Fong, who was the NASA-side technical representative for Agogino’s grant, explained that the Mars rovers had to be gently lowered to the planet’s surface with the elaborate Sky Crane system, which was heavy and complicated and used only for the final part of landing on Mars.
“With tensegrity robots, the robot itself is the landing device,” Fong said. “It could survive a fall from very high up and then keep going.”
The tensegrity devices can be folded flat for travel – in fact, that’s how Agogino ships the ones Squishy Robotics sends to customers. Once the robot unfurls, its instruments and sensors are suspended in the center, protected from the impact of a fall or crash.
“So, you save on throwaway mass,” Fong said. “It’s expensive and difficult to launch mass into space, so you want more of it to be used beyond landing, to be used on the surface with scientific instrumentation and other payloads.”
Informing the Decision to Suit Up
NASA also researched Earth science applications for tensegrity robots, which might be used to monitor, for instance, a glacier that’s about to break off into the ocean.
“That’s the kind of place you just would not want to, or could not, send a person to because it’s very risky,” Fong said. “The whole surface could collapse. With a structure that could survive a drop but still be mobile afterwards, you would have basically a super instrument positioning system.”
On Earth or on other planets, tensegrity robots offer a relatively easy way to place delicate instruments into difficult-to-reach areas. Indeed, that’s the principle behind Squishy Robotics.
Agogino and her team began speaking to fire departments and public safety officials in a process known as customer discovery. “At this point, we’ve interviewed around 300 first responders,” she says. “And it turns out there is a real need with hazardous material emergencies.”

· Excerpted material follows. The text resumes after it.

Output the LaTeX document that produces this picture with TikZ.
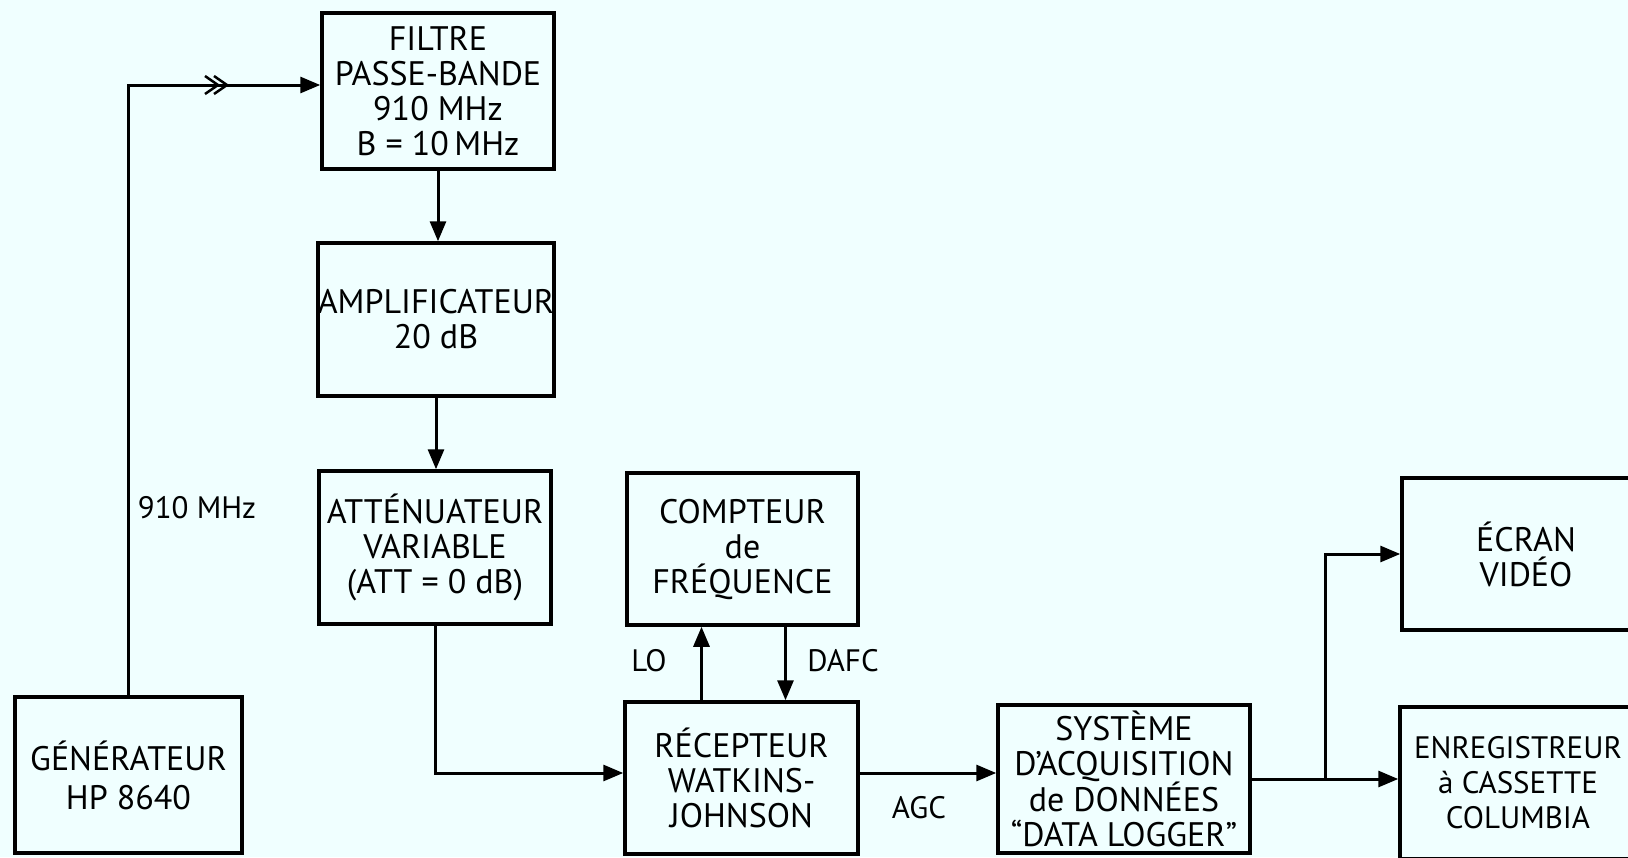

For these customers, Squishy Robotics now puts miniaturized chemical gas sensors inside the tensegrity robot structure that can be dropped by drone, helicopter, or fixed-wing aircraft, to take readings in an area before firefighters go in. Currently, the company only offers stationary robots, but Agogino and her team are working on mobile models as well.
The data these robots collect can inform firefighters’ decisions about whether to wear hazardous material gear, which can add up to an hour of prep time – a delay that’s only worthwhile if it’s necessary.
From Firefighting to Preventing Fires
Squishy Robotics has worked with some of the largest fire departments, including Southern Manatee Fire and Rescue in Florida, the Tulsa Fire Department in Oklahoma, and the San Jose Fire Department in California. The company has also established reseller agreements with a number of distributors.
Agogino’s tensegrity robots also have military uses, such as helping to defuse bombs, and industrial applications, primarily helping to monitor gas and electric lines.
Wildfire prevention is another emerging area for Squishy Robotics. Tensegrity robots can monitor high-risk areas, help authorities respond to reports, and ensure that smaller fires have been fully extinguished.
“The early detection of wildfires is critical,” Agogino says, “because so many of the wildfires that have become raging firestorms could have been prevented if they had been caught early when the fire started.”
Agogino is now emeritus, having retired in December 2022 from Berkeley, a move that allows her to spend more time on Squishy Robotics.
NASA’s Fong said he was happy to see Agogino was able to spin off the tensegrity robot technology.
“We believe these robots could serve unique purposes for space,” he said. “She obviously saw a way to also have a major impact on Earth.”